## Work to complete
Reproduce the listing below exactly, minus its pictures.

====== Dataset extract ======

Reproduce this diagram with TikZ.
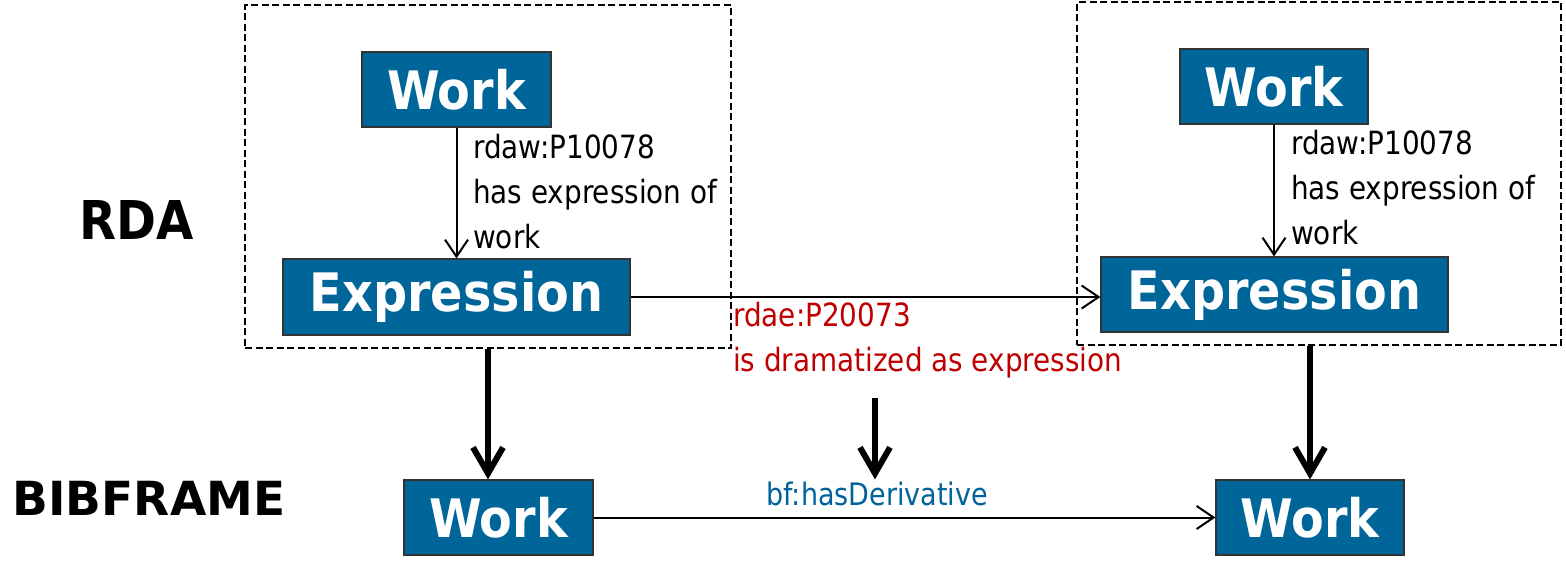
\documentclass[tikz,border=0pt]{standalone}
\usepackage{fontspec}
\setmainfont{DejaVu Sans}[FakeStretch=0.87]
\newfontfamily\narrowsans{DejaVu Sans}[FakeStretch=0.9]
\newfontfamily\plainsans{DejaVu Sans}
\usetikzlibrary{arrows.meta}
\definecolor{boxblue}{RGB}{0,102,153}
\definecolor{relred}{RGB}{192,0,0}
\definecolor{bfblue}{RGB}{0,98,155}
\tikzset{
  entity/.style={draw=black!80, line width=1.2pt, fill=boxblue, text=white,
    font=\narrowsans\bfseries\fontsize{53}{53}\selectfont, inner sep=0pt},
  workbox/.style={entity, minimum width=189pt, minimum height=75pt},
  exprbox/.style={entity, minimum width=347pt, minimum height=76pt},
  frame/.style={draw, dash pattern=on 7pt off 3.5pt, line width=2.4pt, inner sep=0pt},
  rel/.style={line width=2pt, -{Straight Barb[length=17pt,width=23pt,line width=2pt]}},
  map/.style={line width=6pt, -{Straight Barb[length=26pt,width=30pt,line width=6pt]}},
  lbl/.style={font=\fontsize{32}{45}\selectfont, align=left, inner sep=0pt, anchor=north west}
}
\begin{document}
\begin{tikzpicture}[x=1pt, y=-1pt]
  \useasboundingbox (0,0) rectangle (1566,563);

  % RDA groups
  \node[frame, minimum width=486pt, minimum height=343pt] (frameL) at (488,176.5) {};
  \node[frame, minimum width=484pt, minimum height=343pt] (frameR) at (1319,173.5) {};

  \node[workbox] (lw) at (456.5,89.5) {Work};
  \node[exprbox] (le) at (456.5,297) {Expression};
  \node[workbox, minimum width=188pt] (rw) at (1274,86.5) {Work};
  \node[exprbox, minimum height=75pt] (re) at (1274.5,294.5) {Expression};

  % BIBFRAME works
  \node[workbox] (bl) at (498.5,517.5) {Work};
  \node[workbox, minimum width=188pt] (br) at (1310,517.5) {Work};

  % level names
  \node[font=\narrowsans\bfseries\fontsize{53.5}{53.5}\selectfont, inner sep=0pt] (rda) at (137,220) {RDA};
  \node[font=\plainsans\bfseries\fontsize{47}{47}\selectfont, inner sep=0pt] (bib) at (149,498) {BIBFRAME};

  % RDA relationships
  \draw[rel] (lw.south) -- (le.north);
  \node[lbl] (lwlbl) at (473,134) {rdaw:P10078\\has expression of\\work};
  \draw[rel] (rw.south) -- (rw.south |- re.north);
  \node[lbl] (rwlbl) at (1291,130) {rdaw:P10078\\has expression of\\work};

  \draw[rel] (le.east) -- (le.east -| re.west);
  \node[lbl, text=relred] (dram) at (733,302) {rdae:P20073\\is dramatized as expression};

  % mappings to BIBFRAME
  \coordinate (mid) at (875,398);
  \draw[map] (frameL.south) -- (frameL.south |- bl.north);
  \draw[map] (br.north |- frameR.south) -- (br.north);
  \draw[map] (mid) -- (mid |- bl.north);

  % BIBFRAME relationship
  \draw[rel] (bl.east) -- (br.west);
  \node[font=\fontsize{31}{31}\selectfont, text=bfblue, anchor=base, inner sep=0pt] (deriv) at (877,505) {bf:hasDerivative};
\end{tikzpicture}
\end{document}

======

## Problem solution
Reproduce this diagram with TikZ.
\documentclass[tikz,border=0pt]{standalone}
\usepackage{fontspec}
\setmainfont{DejaVu Sans}[FakeStretch=0.87]
\newfontfamily\narrowsans{DejaVu Sans}[FakeStretch=0.9]
\newfontfamily\plainsans{DejaVu Sans}
\usetikzlibrary{arrows.meta}
\definecolor{boxblue}{RGB}{0,102,153}
\definecolor{relred}{RGB}{192,0,0}
\definecolor{bfblue}{RGB}{0,98,155}
\tikzset{
  entity/.style={draw=black!80, line width=1.2pt, fill=boxblue, text=white,
    font=\narrowsans\bfseries\fontsize{53}{53}\selectfont, inner sep=0pt},
  workbox/.style={entity, minimum width=189pt, minimum height=75pt},
  exprbox/.style={entity, minimum width=347pt, minimum height=76pt},
  frame/.style={draw, dash pattern=on 7pt off 3.5pt, line width=2.4pt, inner sep=0pt},
  rel/.style={line width=2pt, -{Straight Barb[length=17pt,width=23pt,line width=2pt]}},
  map/.style={line width=6pt, -{Straight Barb[length=26pt,width=30pt,line width=6pt]}},
  lbl/.style={font=\fontsize{32}{45}\selectfont, align=left, inner sep=0pt, anchor=north west}
}
\begin{document}
\begin{tikzpicture}[x=1pt, y=-1pt]
  \useasboundingbox (0,0) rectangle (1566,563);

  % RDA groups
  \node[frame, minimum width=486pt, minimum height=343pt] (frameL) at (488,176.5) {};
  \node[frame, minimum width=484pt, minimum height=343pt] (frameR) at (1319,173.5) {};

  \node[workbox] (lw) at (456.5,89.5) {Work};
  \node[exprbox] (le) at (456.5,297) {Expression};
  \node[workbox, minimum width=188pt] (rw) at (1274,86.5) {Work};
  \node[exprbox, minimum height=75pt] (re) at (1274.5,294.5) {Expression};

  % BIBFRAME works
  \node[workbox] (bl) at (498.5,517.5) {Work};
  \node[workbox, minimum width=188pt] (br) at (1310,517.5) {Work};

  % level names
  \node[font=\narrowsans\bfseries\fontsize{53.5}{53.5}\selectfont, inner sep=0pt] (rda) at (137,220) {RDA};
  \node[font=\plainsans\bfseries\fontsize{47}{47}\selectfont, inner sep=0pt] (bib) at (149,498) {BIBFRAME};

  % RDA relationships
  \draw[rel] (lw.south) -- (le.north);
  \node[lbl] (lwlbl) at (473,134) {rdaw:P10078\\has expression of\\work};
  \draw[rel] (rw.south) -- (rw.south |- re.north);
  \node[lbl] (rwlbl) at (1291,130) {rdaw:P10078\\has expression of\\work};

  \draw[rel] (le.east) -- (le.east -| re.west);
  \node[lbl, text=relred] (dram) at (733,302) {rdae:P20073\\is dramatized as expression};

  % mappings to BIBFRAME
  \coordinate (mid) at (875,398);
  \draw[map] (frameL.south) -- (frameL.south |- bl.north);
  \draw[map] (br.north |- frameR.south) -- (br.north);
  \draw[map] (mid) -- (mid |- bl.north);

  % BIBFRAME relationship
  \draw[rel] (bl.east) -- (br.west);
  \node[font=\fontsize{31}{31}\selectfont, text=bfblue, anchor=base, inner sep=0pt] (deriv) at (877,505) {bf:hasDerivative};
\end{tikzpicture}
\end{document}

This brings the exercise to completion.